**CHALLENGE**:
Pictures within the data are to be left out; everything else must be reproduced exactly.

[START]

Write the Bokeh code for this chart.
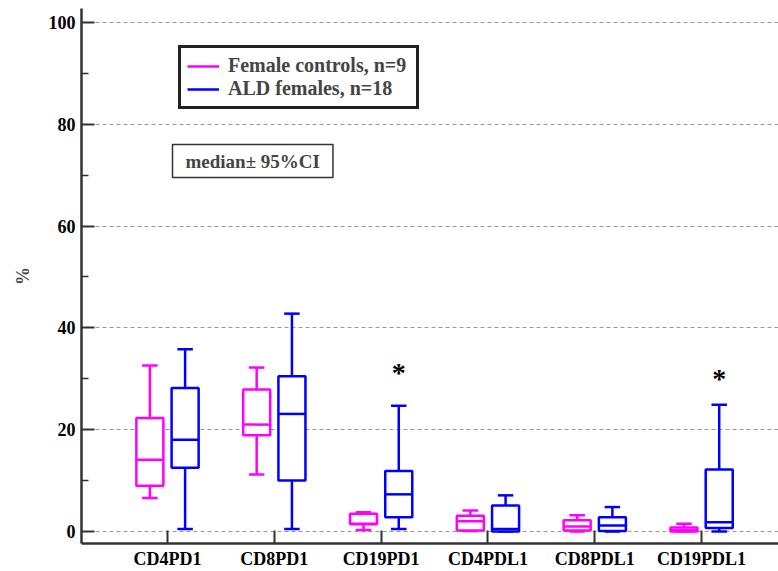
from bokeh.plotting import figure
from bokeh.models import (ColumnDataSource, FixedTicker, Legend, LegendItem, Label, Range1d)
from bokeh.transform import dodge
from bokeh.core.properties import value
from bokeh.embed import file_html
from bokeh.resources import INLINE

categories = ["CD4PD1", "CD8PD1", "CD19PD1", "CD4PDL1", "CD8PDL1", "CD19PDL1"]
positions = [1, 2, 3, 4, 5, 6]

ctrl_low = [6.6, 11.2, 0.3, 0.1, 0.0, 0.0]
ctrl_q1 = [9.0, 18.9, 1.4, 0.2, 0.2, 0.0]
ctrl_med = [14.1, 21.0, 1.5, 2.0, 1.0, 0.3]
ctrl_q3 = [22.3, 27.9, 3.5, 3.1, 2.2, 0.8]
ctrl_high = [32.6, 32.2, 3.8, 4.1, 3.2, 1.5]

ald_low = [0.5, 0.5, 0.5, 0.0, 0.0, 0.0]
ald_q1 = [12.5, 10.0, 2.8, 0.0, 0.1, 0.7]
ald_med = [18.0, 23.1, 7.3, 0.5, 1.2, 1.8]
ald_q3 = [28.2, 30.5, 11.9, 5.1, 2.8, 12.2]
ald_high = [35.8, 42.8, 24.7, 7.1, 4.8, 24.9]

sig_pos = [3, 6]
sig_y = [31.6, 30.5]

y_ticks = [0, 20, 40, 60, 80, 100]
y_minor = [10, 30, 50, 70, 90]

FONT = "Liberation Serif"
MAGENTA = "#FF00FF"
BLUE = "#0000FF"

p = figure(width=778, height=571, output_backend="svg", toolbar_location=None,
           x_range=Range1d(0.195, 6.72), y_range=Range1d(-2.36, 102.75),
           min_border_left=81, min_border_right=0, min_border_top=8, min_border_bottom=0)
p.outline_line_color = None
p.background_fill_color = "white"

for ax in (p.xaxis[0], p.yaxis[0]):
    ax.axis_line_color = "#333333"
    ax.axis_line_width = 2.5
    ax.major_tick_line_color = "#333333"
    ax.major_tick_line_width = 2
    ax.major_tick_in = 13
    ax.major_tick_out = 0
    ax.minor_tick_line_color = "#333333"
    ax.minor_tick_line_width = 1.5
    ax.major_label_text_font = FONT
    ax.major_label_text_font_style = "bold"
    ax.major_label_text_font_size = "18px"
    ax.major_label_text_color = "black"

p.xaxis.ticker = FixedTicker(ticks=positions)
p.xaxis.major_label_overrides = {pos: c for pos, c in zip(positions, categories)}
p.xaxis.minor_tick_line_color = None
p.xaxis.major_label_standoff = 5

p.yaxis.ticker = FixedTicker(ticks=y_ticks, minor_ticks=y_minor)
p.yaxis.minor_tick_in = 7
p.yaxis.minor_tick_out = 0
p.yaxis.major_label_standoff = 6
p.yaxis.axis_label = "%"
p.yaxis.axis_label_text_font = FONT
p.yaxis.axis_label_text_font_style = "bold"
p.yaxis.axis_label_text_font_size = "18px"
p.yaxis.axis_label_standoff = 13

p.xgrid.grid_line_color = None
p.ygrid.grid_line_color = "#999999"
p.ygrid.grid_line_dash = "4 3"
p.ygrid.grid_line_width = 1

BOX_W = 0.253
CAP_W = 0.145
OFF = 0.165

def draw(low, q1, med, q3, high, off, color):
    src = ColumnDataSource(dict(x=positions, low=low, q1=q1, med=med, q3=q3, high=high))
    w1 = p.segment(x0=dodge("x", off, range=p.x_range), x1=dodge("x", off, range=p.x_range),
                   y0="q3", y1="high", source=src, line_color=color, line_width=2.5)
    p.segment(x0=dodge("x", off, range=p.x_range), x1=dodge("x", off, range=p.x_range),
              y0="low", y1="q1", source=src, line_color=color, line_width=2.5)
    p.segment(x0=dodge("x", off - CAP_W / 2, range=p.x_range), x1=dodge("x", off + CAP_W / 2, range=p.x_range),
              y0="high", y1="high", source=src, line_color=color, line_width=2.5)
    p.segment(x0=dodge("x", off - CAP_W / 2, range=p.x_range), x1=dodge("x", off + CAP_W / 2, range=p.x_range),
              y0="low", y1="low", source=src, line_color=color, line_width=2.5)
    p.vbar(x=dodge("x", off, range=p.x_range), width=BOX_W, top="q3", bottom="q1", source=src,
           fill_color="white", line_color=color, line_width=2.5)
    p.segment(x0=dodge("x", off - BOX_W / 2, range=p.x_range), x1=dodge("x", off + BOX_W / 2, range=p.x_range),
              y0="med", y1="med", source=src, line_color=color, line_width=2.5)
    return w1

r_ctrl = draw(ctrl_low, ctrl_q1, ctrl_med, ctrl_q3, ctrl_high, -OFF, MAGENTA)
r_ald = draw(ald_low, ald_q1, ald_med, ald_q3, ald_high, OFF, BLUE)

sig_src = ColumnDataSource(dict(x=sig_pos, y=sig_y, t=["*"] * len(sig_pos)))
p.text(x=dodge("x", OFF, range=p.x_range), y="y", text="t", source=sig_src,
       text_font=value(FONT), text_font_style="bold", text_font_size="28px",
       text_align="center", text_baseline="middle", text_color="black", y_offset=2)

legend = Legend(items=[LegendItem(label="Female controls, n=9", renderers=[r_ctrl]),
                       LegendItem(label="ALD females, n=18", renderers=[r_ald])],
                location=(97, 434))
legend.border_line_color = "#222222"
legend.border_line_alpha = 1
legend.border_line_width = 3
legend.background_fill_alpha = 1
legend.padding = 6
legend.spacing = 0
legend.margin = 0
legend.label_height = 20
legend.glyph_height = 20
legend.glyph_width = 32
legend.label_standoff = 9
legend.label_width = 182
legend.label_text_font = FONT
legend.label_text_font_style = "bold"
legend.label_text_font_size = "20px"
legend.label_text_baseline = "middle"
p.add_layout(legend, "center")

note = Label(x=91, y=366, x_units="screen", y_units="screen", text="median\u00b1 95%CI",
             text_font=FONT, text_font_style="bold", text_font_size="19px",
             border_line_color="#333333", border_line_width=1.5,
             background_fill_color="white", padding=dict(left=13, right=13, top=6, bottom=6))
p.add_layout(note)

open("out.html", "w").write(file_html(p, INLINE))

[END]

**RIGHT ANSWER**:
Write the Bokeh code for this chart.
from bokeh.plotting import figure
from bokeh.models import (ColumnDataSource, FixedTicker, Legend, LegendItem, Label, Range1d)
from bokeh.transform import dodge
from bokeh.core.properties import value
from bokeh.embed import file_html
from bokeh.resources import INLINE

categories = ["CD4PD1", "CD8PD1", "CD19PD1", "CD4PDL1", "CD8PDL1", "CD19PDL1"]
positions = [1, 2, 3, 4, 5, 6]

ctrl_low = [6.6, 11.2, 0.3, 0.1, 0.0, 0.0]
ctrl_q1 = [9.0, 18.9, 1.4, 0.2, 0.2, 0.0]
ctrl_med = [14.1, 21.0, 1.5, 2.0, 1.0, 0.3]
ctrl_q3 = [22.3, 27.9, 3.5, 3.1, 2.2, 0.8]
ctrl_high = [32.6, 32.2, 3.8, 4.1, 3.2, 1.5]

ald_low = [0.5, 0.5, 0.5, 0.0, 0.0, 0.0]
ald_q1 = [12.5, 10.0, 2.8, 0.0, 0.1, 0.7]
ald_med = [18.0, 23.1, 7.3, 0.5, 1.2, 1.8]
ald_q3 = [28.2, 30.5, 11.9, 5.1, 2.8, 12.2]
ald_high = [35.8, 42.8, 24.7, 7.1, 4.8, 24.9]

sig_pos = [3, 6]
sig_y = [31.6, 30.5]

y_ticks = [0, 20, 40, 60, 80, 100]
y_minor = [10, 30, 50, 70, 90]

FONT = "Liberation Serif"
MAGENTA = "#FF00FF"
BLUE = "#0000FF"

p = figure(width=778, height=571, output_backend="svg", toolbar_location=None,
           x_range=Range1d(0.195, 6.72), y_range=Range1d(-2.36, 102.75),
           min_border_left=81, min_border_right=0, min_border_top=8, min_border_bottom=0)
p.outline_line_color = None
p.background_fill_color = "white"

for ax in (p.xaxis[0], p.yaxis[0]):
    ax.axis_line_color = "#333333"
    ax.axis_line_width = 2.5
    ax.major_tick_line_color = "#333333"
    ax.major_tick_line_width = 2
    ax.major_tick_in = 13
    ax.major_tick_out = 0
    ax.minor_tick_line_color = "#333333"
    ax.minor_tick_line_width = 1.5
    ax.major_label_text_font = FONT
    ax.major_label_text_font_style = "bold"
    ax.major_label_text_font_size = "18px"
    ax.major_label_text_color = "black"

p.xaxis.ticker = FixedTicker(ticks=positions)
p.xaxis.major_label_overrides = {pos: c for pos, c in zip(positions, categories)}
p.xaxis.minor_tick_line_color = None
p.xaxis.major_label_standoff = 5

p.yaxis.ticker = FixedTicker(ticks=y_ticks, minor_ticks=y_minor)
p.yaxis.minor_tick_in = 7
p.yaxis.minor_tick_out = 0
p.yaxis.major_label_standoff = 6
p.yaxis.axis_label = "%"
p.yaxis.axis_label_text_font = FONT
p.yaxis.axis_label_text_font_style = "bold"
p.yaxis.axis_label_text_font_size = "18px"
p.yaxis.axis_label_standoff = 13

p.xgrid.grid_line_color = None
p.ygrid.grid_line_color = "#999999"
p.ygrid.grid_line_dash = "4 3"
p.ygrid.grid_line_width = 1

BOX_W = 0.253
CAP_W = 0.145
OFF = 0.165

def draw(low, q1, med, q3, high, off, color):
    src = ColumnDataSource(dict(x=positions, low=low, q1=q1, med=med, q3=q3, high=high))
    w1 = p.segment(x0=dodge("x", off, range=p.x_range), x1=dodge("x", off, range=p.x_range),
                   y0="q3", y1="high", source=src, line_color=color, line_width=2.5)
    p.segment(x0=dodge("x", off, range=p.x_range), x1=dodge("x", off, range=p.x_range),
              y0="low", y1="q1", source=src, line_color=color, line_width=2.5)
    p.segment(x0=dodge("x", off - CAP_W / 2, range=p.x_range), x1=dodge("x", off + CAP_W / 2, range=p.x_range),
              y0="high", y1="high", source=src, line_color=color, line_width=2.5)
    p.segment(x0=dodge("x", off - CAP_W / 2, range=p.x_range), x1=dodge("x", off + CAP_W / 2, range=p.x_range),
              y0="low", y1="low", source=src, line_color=color, line_width=2.5)
    p.vbar(x=dodge("x", off, range=p.x_range), width=BOX_W, top="q3", bottom="q1", source=src,
           fill_color="white", line_color=color, line_width=2.5)
    p.segment(x0=dodge("x", off - BOX_W / 2, range=p.x_range), x1=dodge("x", off + BOX_W / 2, range=p.x_range),
              y0="med", y1="med", source=src, line_color=color, line_width=2.5)
    return w1

r_ctrl = draw(ctrl_low, ctrl_q1, ctrl_med, ctrl_q3, ctrl_high, -OFF, MAGENTA)
r_ald = draw(ald_low, ald_q1, ald_med, ald_q3, ald_high, OFF, BLUE)

sig_src = ColumnDataSource(dict(x=sig_pos, y=sig_y, t=["*"] * len(sig_pos)))
p.text(x=dodge("x", OFF, range=p.x_range), y="y", text="t", source=sig_src,
       text_font=value(FONT), text_font_style="bold", text_font_size="28px",
       text_align="center", text_baseline="middle", text_color="black", y_offset=2)

legend = Legend(items=[LegendItem(label="Female controls, n=9", renderers=[r_ctrl]),
                       LegendItem(label="ALD females, n=18", renderers=[r_ald])],
                location=(97, 434))
legend.border_line_color = "#222222"
legend.border_line_alpha = 1
legend.border_line_width = 3
legend.background_fill_alpha = 1
legend.padding = 6
legend.spacing = 0
legend.margin = 0
legend.label_height = 20
legend.glyph_height = 20
legend.glyph_width = 32
legend.label_standoff = 9
legend.label_width = 182
legend.label_text_font = FONT
legend.label_text_font_style = "bold"
legend.label_text_font_size = "20px"
legend.label_text_baseline = "middle"
p.add_layout(legend, "center")

note = Label(x=91, y=366, x_units="screen", y_units="screen", text="median\u00b1 95%CI",
             text_font=FONT, text_font_style="bold", text_font_size="19px",
             border_line_color="#333333", border_line_width=1.5,
             background_fill_color="white", padding=dict(left=13, right=13, top=6, bottom=6))
p.add_layout(note)

open("out.html", "w").write(file_html(p, INLINE))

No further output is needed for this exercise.